At our Baptism, water is poured on us and the priest makes the sign of
the cross with holy oil marking us as “Christ’s own forever.” Similarly, when we come for the unction of
healing, bringing our human brokenness, whether that be a broken body,
post-baptismal sin, shattered relationships, or mental duress, we are in a
profound and evangelical way, re-enacting, recapitulating, and participating once
again in our baptismal anointing. To be
anointed is to make a proclamation for the gospel of hope. In baptism we receive a new identity – we become
Christians, that is, literally, anointed ones.
We belong to Jesus Christ. Thus,
when we are anointed for healing and wholeness, even in our illness or hurt we
make a claim that we belong to Christ Jesus and to no other. Cancer is not my
identity. Mental illness is not my identity. The mistakes I have made are not
my identity. We remember, we re-enact, and we proclaim that claim the faith of
our baptism that we belong to Christ, that God in Christ has defeated the
powers of death. There is no power that
can claim us, because we belong to Jesus.
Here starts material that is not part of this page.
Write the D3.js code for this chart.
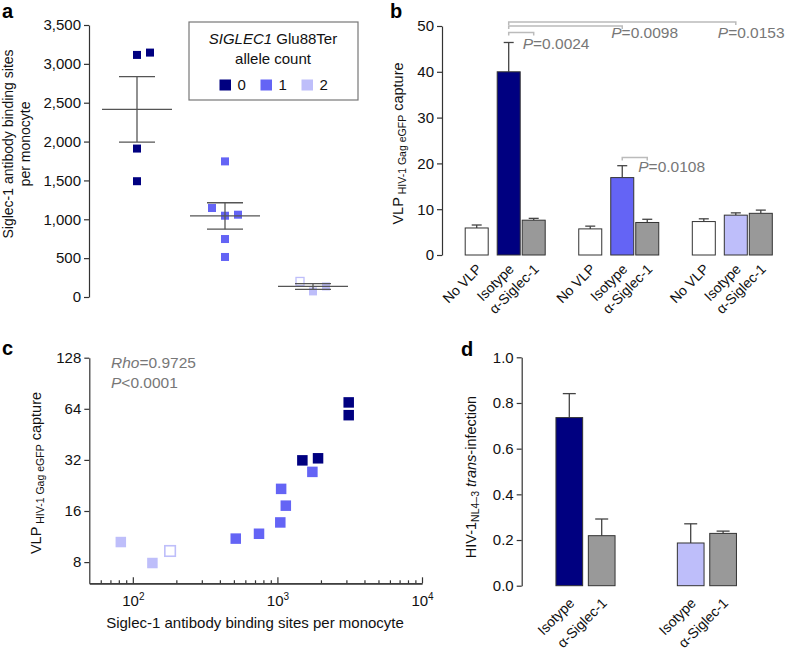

Thus, whether I am sick, or I am well, I am the Lord’s. Whether I live or whether I die, I am the
Lord’s. Even in our brokenness we make
that wonderful proclamation found the eighth chapter of St. Paul to the Romans our
own, and we are sure “that neither death, nor life, nor angels, nor
principalities, nor things present, nor things to come, nor powers, nor height
nor depth, nor anything else in all creation, will be able to separate us from
the love of God in Christ Jesus our Lord.” This is the gospel of hope and it is good news,
indeed.
There are
many times when someone who has a terrible illness, or is broken in heart or
spirit, experiences a cure that is clearly miraculous. Yet, there are many more
times though when such a cure is not to be found. These miraculous moments happen, but they
tend not to be the norm. Perhaps they are offered from time-to-time as a sign,
almost a tangible sacrament of God’s hope that points to the ultimate reality
that there is healing for each of us at the consummation of history, at the
final resurrection to eternal life. I cannot let those moments in which a cure
(simply defined) is not to be had discourage me into thinking that God has not
shown favour to the one who is sick.
Healing is about more than cure; it is about knowing to whom we
belong. It is about confidence in our
identity as “Christ’s own forever,” as “anointed ones.” Thus, no matter my lot, with Jesus as my
saviour and friend, I am already healed, and I experience a wholeness that
shall never be destroyed by a failing body. There is much more to say about what
real health and wholeness look like. In subsequent chapters, I shall give
examples from both my personal experience and my experiences in ministry.